The stock market began September with a major downturn as weak manufacturing data once again reminded investors that "bad news is bad news." The S&P 500 fell over 2%, while the Nasdaq saw a sharp 3.3% drop, marking the worst percentage loss for both indices since early 2020. With manufacturing data continuing to show signs of contraction, many are wondering whether a September selloff could be on the horizon.
Key Takeaways:
S&P 500 and Nasdaq fall sharply, triggering concerns of a potential September selloff.
Weak manufacturing data continues to show contraction in the U.S. economy.
The Federal Reserve may cut interest rates to stabilise the market, but skepticism remains.
Investors are closely watching Friday’s Non-farm Payrolls report for more economic insights.
September Selloff Kicks Off with Weak Manufacturing Data
The Institute for Supply Management’s (ISM) Manufacturing Index for August revealed that U.S. manufacturing activity remains sluggish, contracting for the fifth consecutive month.
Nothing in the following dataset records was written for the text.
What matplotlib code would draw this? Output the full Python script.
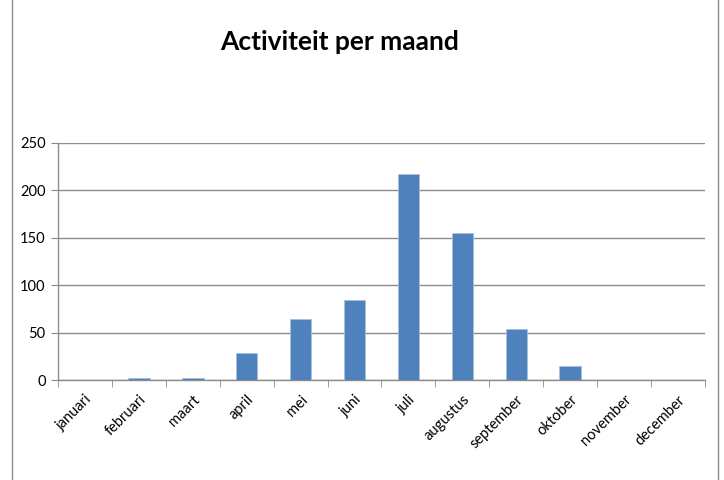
import matplotlib
matplotlib.use("Agg")
import matplotlib.pyplot as plt
from matplotlib.lines import Line2D
import numpy as np

months = ["januari", "februari", "maart", "april", "mei", "juni", "juli",
          "augustus", "september", "oktober", "november", "december"]
values = [0.4, 2, 2, 28, 64, 84, 217, 155, 53.5, 15, 0.4, 0]
yticks = [0, 50, 100, 150, 200, 250]
title = "Activiteit per maand"

plt.rcParams['font.family'] = ['Lato', 'DejaVu Sans']

fig = plt.figure(figsize=(7.24, 4.8), dpi=100)
ax = fig.add_axes([58/724, 100/480, (705-58)/724, (380-143)/480])

x = np.arange(len(months))
ax.bar(x, values, width=0.4, color="#4F81BD", edgecolor="#A7C0DE", linewidth=0.6, zorder=3)

ax.set_xlim(-0.5, len(months) - 0.5)
ax.set_ylim(0, 250)
ax.set_yticks(yticks)
ax.set_yticklabels([str(v) for v in yticks], fontsize=10.5)
ax.yaxis.grid(True, color="#8C8C8C", linewidth=1, zorder=0)
ax.set_axisbelow(True)

ax.set_xticks(x)
ax.set_xticklabels(months, rotation=45, ha="right", rotation_mode="anchor", fontsize=10.5)
ax.tick_params(axis="x", which="major", length=0, pad=9)
ax.set_xticks(np.arange(-0.5, len(months), 1), minor=True)
ax.tick_params(axis="x", which="minor", length=5, color="#8C8C8C", direction="out")
ax.tick_params(axis="y", length=5, color="#8C8C8C", direction="out", pad=4)

for s in ["top", "right"]:
    ax.spines[s].set_visible(False)
for s in ["left", "bottom"]:
    ax.spines[s].set_color("#8C8C8C")
    ax.spines[s].set_linewidth(1)

fig.text(340/724, 1 - 42/480, title, ha="center", va="center", fontsize=19, fontweight="bold")

fig.add_artist(Line2D([12/724, 12/724], [0, 1], transform=fig.transFigure, color="#8C8C8C", linewidth=1))
fig.add_artist(Line2D([718/724, 718/724], [0, 1], transform=fig.transFigure, color="#8C8C8C", linewidth=1))

fig.savefig("out.png", dpi=100)
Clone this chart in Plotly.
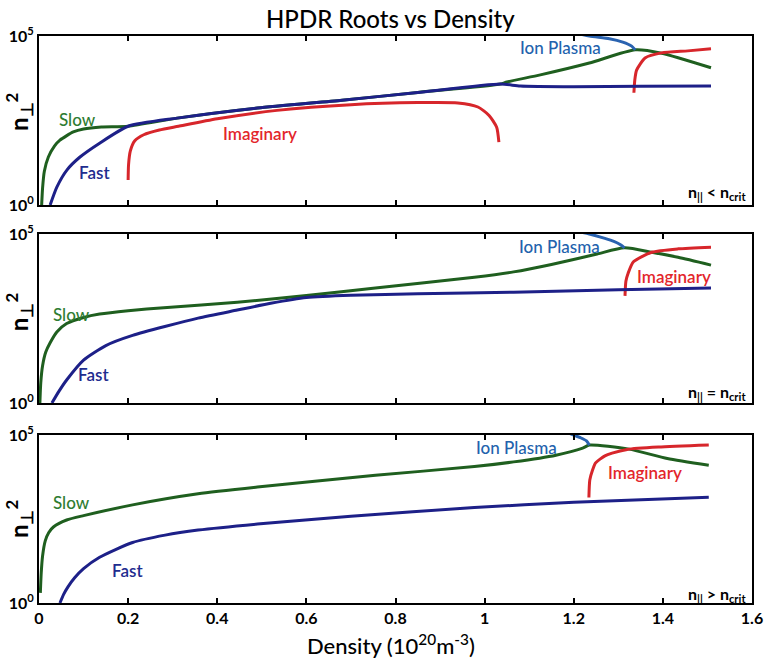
import plotly.graph_objects as go

# ---------------- data (density in 1e20 m^-3, n_perp^2) ----------------
ticks_x = [0, 0.2, 0.4, 0.6, 0.8, 1.0, 1.2, 1.4, 1.6]
ticks_x_text = ["0", "0.2", "0.4", "0.6", "0.8", "1", "1.2", "1.4", "1.6"]

# Panel 1: n_par < n_crit
slow_lt_x = [0.006, 0.008, 0.012, 0.021, 0.035, 0.047, 0.077, 0.1, 0.14, 0.2, 0.31, 0.49, 0.68, 0.85, 1.036, 1.05, 1.125, 1.235, 1.338, 1.397, 1.508]
slow_lt_y = [1, 3.16, 10, 26.3, 56.2, 83.2, 145, 178, 204, 214, 372, 741, 1259, 2138, 3802, 4365, 7079, 15849, 38905, 30903, 11482]
fast_lt_x = [0.025, 0.04, 0.063, 0.092, 0.136, 0.2, 0.31, 0.49, 0.68, 0.85, 1.036, 1.08, 1.2, 1.35, 1.508]
fast_lt_y = [1, 3.39, 11, 26.3, 67.6, 214, 372, 741, 1259, 2138, 3802, 3311, 3162, 3236, 3311]
ion_lt_x = [1.2, 1.235, 1.28, 1.31, 1.33, 1.338]
ion_lt_y = [125893, 100000, 83176, 66069, 50119, 38905]
imag_lt_a_x = [0.2, 0.201, 0.205, 0.215, 0.235, 0.27, 0.313, 0.4, 0.534, 0.7, 0.85, 0.94, 0.985, 1.01, 1.027, 1.032]
imag_lt_a_y = [5.5, 15.8, 39.8, 79.4, 120, 166, 214, 355, 631, 933, 1072, 1047, 794, 447, 200, 72.4]
imag_lt_b_x = [1.335, 1.337, 1.341, 1.36, 1.397, 1.456, 1.508]
imag_lt_b_y = [2089, 5012, 9772, 22387, 31623, 36308, 41687]

# Panel 2: n_par = n_crit
slow_eq_x = [0.002, 0.004, 0.008, 0.015, 0.025, 0.04, 0.062, 0.1, 0.136, 0.2, 0.28, 0.445, 0.6, 0.755, 0.977, 1.065, 1.15, 1.25, 1.314, 1.375, 1.434, 1.508]
slow_eq_y = [1, 3.98, 12.6, 31.6, 60.3, 126, 224, 339, 427, 537, 661, 955, 1514, 2512, 5248, 7586, 12589, 25119, 38905, 28840, 20417, 12023]
fast_eq_x = [0.029, 0.045, 0.062, 0.1, 0.15, 0.21, 0.357, 0.445, 0.52, 0.6, 0.7, 0.85, 1.065, 1.3, 1.508]
fast_eq_y = [1, 2.24, 4.79, 18.6, 50, 100, 324, 562, 891, 1318, 1549, 1698, 1905, 2239, 2512]
ion_eq_x = [1.2, 1.235, 1.27, 1.29, 1.305, 1.314]
ion_eq_y = [125893, 100000, 74131, 60256, 47863, 38905]
imag_eq_x = [1.315, 1.317, 1.322, 1.334, 1.375, 1.434, 1.508]
imag_eq_y = [1479, 3981, 6918, 15136, 28840, 36308, 40738]

# Panel 3: n_par > n_crit
slow_gt_x = [0.003, 0.005, 0.008, 0.014, 0.022, 0.033, 0.062, 0.1, 0.21, 0.357, 0.49, 0.755, 0.977, 1.065, 1.16, 1.22, 1.235, 1.324, 1.41, 1.503]
slow_gt_y = [2, 7.94, 25.1, 70.8, 126, 186, 295, 398, 832, 1778, 2818, 6310, 11482, 15849, 25119, 40738, 50119, 38019, 19953, 12589]
fast_gt_x = [0.047, 0.055, 0.065, 0.08, 0.1, 0.136, 0.21, 0.283, 0.357, 0.49, 0.7, 0.977, 1.2, 1.503]
fast_gt_y = [1, 1.78, 3.02, 5.62, 10.5, 22.9, 63.1, 104.7, 148, 224, 380, 692, 1000, 1413]
ion_gt_x = [1.18, 1.2, 1.215, 1.228, 1.235]
ion_gt_y = [125893, 100000, 83176, 67608, 50119]
imag_gt_x = [1.234, 1.236, 1.242, 1.249, 1.27, 1.286, 1.32, 1.39, 1.503]
imag_gt_y = [1380, 4571, 8913, 14791, 23988, 28840, 37154, 43652, 50119]

# ---------------- styles ----------------
C_SLOW = "#1f5f1f"
C_FAST = "#1d2088"
C_IMAG = "#d7262b"
C_ION = "#2a63b0"
T_SLOW = "#2f7d32"
T_FAST = "#1f2d8f"
T_IMAG = "#e3262b"
T_ION = "#2262ad"
FONT = "Lato"
LW = 3

fig = go.Figure()

panels = [
    ("", slow_lt_x, slow_lt_y, fast_lt_x, fast_lt_y, ion_lt_x, ion_lt_y,
     imag_lt_a_x + [None] + imag_lt_b_x, imag_lt_a_y + [None] + imag_lt_b_y),
    ("2", slow_eq_x, slow_eq_y, fast_eq_x, fast_eq_y, ion_eq_x, ion_eq_y, imag_eq_x, imag_eq_y),
    ("3", slow_gt_x, slow_gt_y, fast_gt_x, fast_gt_y, ion_gt_x, ion_gt_y, imag_gt_x, imag_gt_y),
]

for suf, sx, sy, fx, fy, ix, iy, mx, my in panels:
    xa, ya = "x" + suf, "y" + suf
    for xs, ys, col in [(sx, sy, C_SLOW), (ix, iy, C_ION), (mx, my, C_IMAG), (fx, fy, C_FAST)]:
        fig.add_trace(go.Scatter(x=xs, y=ys, mode="lines", xaxis=xa, yaxis=ya,
                                 line=dict(color=col, width=LW, shape="spline", smoothing=0.6),
                                 connectgaps=False, showlegend=False, hoverinfo="skip"))

domains = [[0.7019, 1.0], [0.3527, 0.6508], [0.0, 0.2963]]

axis_common_x = dict(range=[0, 1.6], tickmode="array", tickvals=ticks_x, ticktext=ticks_x_text,
                     ticks="inside", ticklen=5, tickwidth=1.5, tickcolor="black",
                     showline=True, linecolor="black", linewidth=2, mirror="ticks",
                     showgrid=False, zeroline=False, ticklabeloverflow="allow",
                     tickfont=dict(family=FONT, size=16, color="black", weight="bold"))
axis_common_y = dict(type="log", range=[0, 5], tickmode="array", tickvals=[1, 100000],
                     ticktext=["10<sup>0</sup>", "10<sup>5</sup>"], ticks="",
                     showline=True, linecolor="black", linewidth=2, mirror=True,
                     showgrid=False, zeroline=False,
                     tickfont=dict(family=FONT, size=16, color="black", weight="bold"))

layout = dict(width=767, height=667, margin=dict(l=39, r=4, t=36, b=64),
              paper_bgcolor="white", plot_bgcolor="white", showlegend=False)
for i, suf in enumerate(["", "2", "3"]):
    xk = "xaxis" + suf
    yk = "yaxis" + suf
    xd = dict(axis_common_x, domain=[0, 1], anchor="y" + suf)
    if suf != "3":
        xd["showticklabels"] = False
    layout[xk] = xd
    layout[yk] = dict(axis_common_y, domain=domains[i], anchor="x" + suf)
fig.update_layout(**layout)

ann = []
def lab(text, x, y, color, suf, size=17, xanchor="center", weight=500):
    ann.append(dict(text=text, x=x, y=y, xref="x" + suf, yref="y" + suf, showarrow=False,
                    xanchor=xanchor, yanchor="middle",
                    font=dict(family=FONT, size=size, color=color, weight=weight)))

# Panel 1
lab("Slow", 0.087, 2.54, T_SLOW, "")
lab("Fast", 0.125, 0.95, T_FAST, "", weight=600)
lab("Imaginary", 0.497, 2.13, T_IMAG, "", weight=600)
lab("Ion Plasma", 1.171, 4.67, T_ION, "")
lab("n<sub>||</sub> &lt; n<sub>crit</sub>", 1.592, 0.36, "black", "", size=16, xanchor="right", weight="bold")
# Panel 2
lab("Slow", 0.074, 2.63, T_SLOW, "2")
lab("Fast", 0.123, 0.83, T_FAST, "2", weight=600)
lab("Ion Plasma", 1.167, 4.62, T_ION, "2")
lab("Imaginary", 1.426, 3.73, T_IMAG, "2", weight=600)
lab("n<sub>||</sub> = n<sub>crit</sub>", 1.592, 0.30, "black", "2", size=16, xanchor="right", weight="bold")
# Panel 3
lab("Slow", 0.072, 2.98, T_SLOW, "3")
lab("Fast", 0.198, 0.98, T_FAST, "3", weight=600)
lab("Ion Plasma", 1.072, 4.64, T_ION, "3")
lab("Imaginary", 1.359, 3.87, T_IMAG, "3", weight=600)
lab("n<sub>||</sub> &gt; n<sub>crit</sub>", 1.592, 0.24, "black", "3", size=16, xanchor="right", weight="bold")

# y labels
for yv in [0.866, 0.513, 0.148]:
    ann.append(dict(text="n<sub>⊥</sub><sup>2</sup>", x=0, y=yv, xref="paper", yref="paper",
                    xshift=-20, showarrow=False, textangle=-90, xanchor="center", yanchor="middle",
                    font=dict(family=FONT, size=24, color="black", weight="bold")))
# title
ann.append(dict(text="HPDR Roots vs Density", x=0.493, y=1.0317, xref="paper", yref="paper",
                showarrow=False, xanchor="center", yanchor="middle",
                font=dict(family=FONT, size=24, color="black", weight=500)))
# x title
ann.append(dict(text="Density (10<sup>20</sup>m<sup>-3</sup>)", x=0.494, y=-0.074, xref="paper", yref="paper",
                showarrow=False, xanchor="center", yanchor="middle",
                font=dict(family=FONT, size=22, color="black", weight=500)))
fig.update_layout(annotations=ann)

fig.write_html("out.html")
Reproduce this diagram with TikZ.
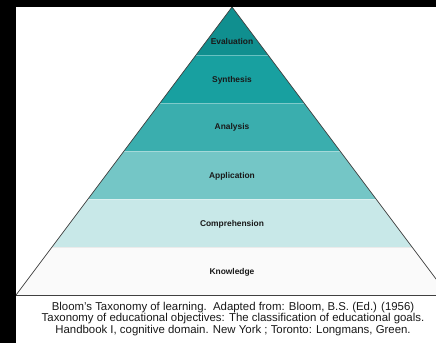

Although there was a slight rebound from July's eight-month low, the index's reading of 47.2 was still below the 50 threshold, which indicates contraction. This weak performance has reignited fears of a continued market downturn as September, historically the worst month for stocks, begins.
As investors digest the latest economic data, the likelihood of a September selloff grows. Historically, September is known for poor stock market performance, with some of the largest monthly declines recorded in years like 1931 and 2008. Market sentiment remains cautious, particularly with Friday’s highly anticipated August Nonfarm Payrolls report set to provide additional insights into the state of the U.S. economy.
Will Rate Cuts Reverse the Trend?
The ongoing weakness in manufacturing has led some market analysts to speculate that the Federal Reserve may intervene with interest rate cuts to stimulate economic activity. According to the CME FedWatch tool, the chance of a 25 basis point rate cut in September is now at 61%, while the odds of a more aggressive 50 basis point cut stand at 39%.
While some investors believe that the Fed’s intervention could provide a short-term boost to the market, others remain skeptical. Historically, rate cuts during periods of prolonged economic weakness can lead to temporary rallies but fail to reverse deeper systemic issues.
What’s Driving the Market Down?
Several factors are contributing to the market’s downturn. Alongside weak ISM data, first-time jobless claims and a softer-than-expected July jobs report have added to the uncertainty. Additionally, the recent downturn in U.S. manufacturing has raised concerns about the broader economy's resilience, particularly as global trade tensions and inflationary pressures persist.
Moreover, the market’s sensitivity to disappointing data is amplified by stretched valuations and high investor expectations. The S&P 500 and Dow had been closing in on all-time highs by the end of August, underlining the potential for sharp corrections when faced with bad news.
Historical Patterns: September’s Stock Market Struggles
September has long been viewed as a problematic month for the stock market. According to historical data, it’s the only calendar month that has averaged a negative return over the past 98 years. Many analysts attribute this trend to factors such as post-summer portfolio re-balancing, an uptick in bond offerings, and mutual fund tax maneuvers.
While the exact causes remain debated, the trend is clear—September is often a volatile period for equities. The current downturn, coupled with ongoing economic concerns, has heightened fears that 2024’s September selloff could mirror the severe declines seen in years like 2008 and 1931.
Investor Sentiment and What to Watch
As the market reacts to the latest data, investors are closely watching key indicators to gauge the likelihood of further declines. Friday’s Nonfarm Payrolls report will be critical in shaping the market’s trajectory, as it could provide further clarity on the health of the labor market and the potential for additional rate cuts.
With a topsy-turvy presidential election on the horizon and economic data indicating continued weakness, investors are treading carefully. Those looking for safe havens may turn to assets like gold, which has historically performed well during periods of stock market volatility.
Conclusion
As September begins, the stock market has already been hit with a sharp selloff following weak manufacturing data. With investor sentiment cautious and historical patterns suggesting further declines, all eyes are on the Federal Reserve and upcoming economic reports. Whether the market can recover or if the September selloff will deepen remains to be seen.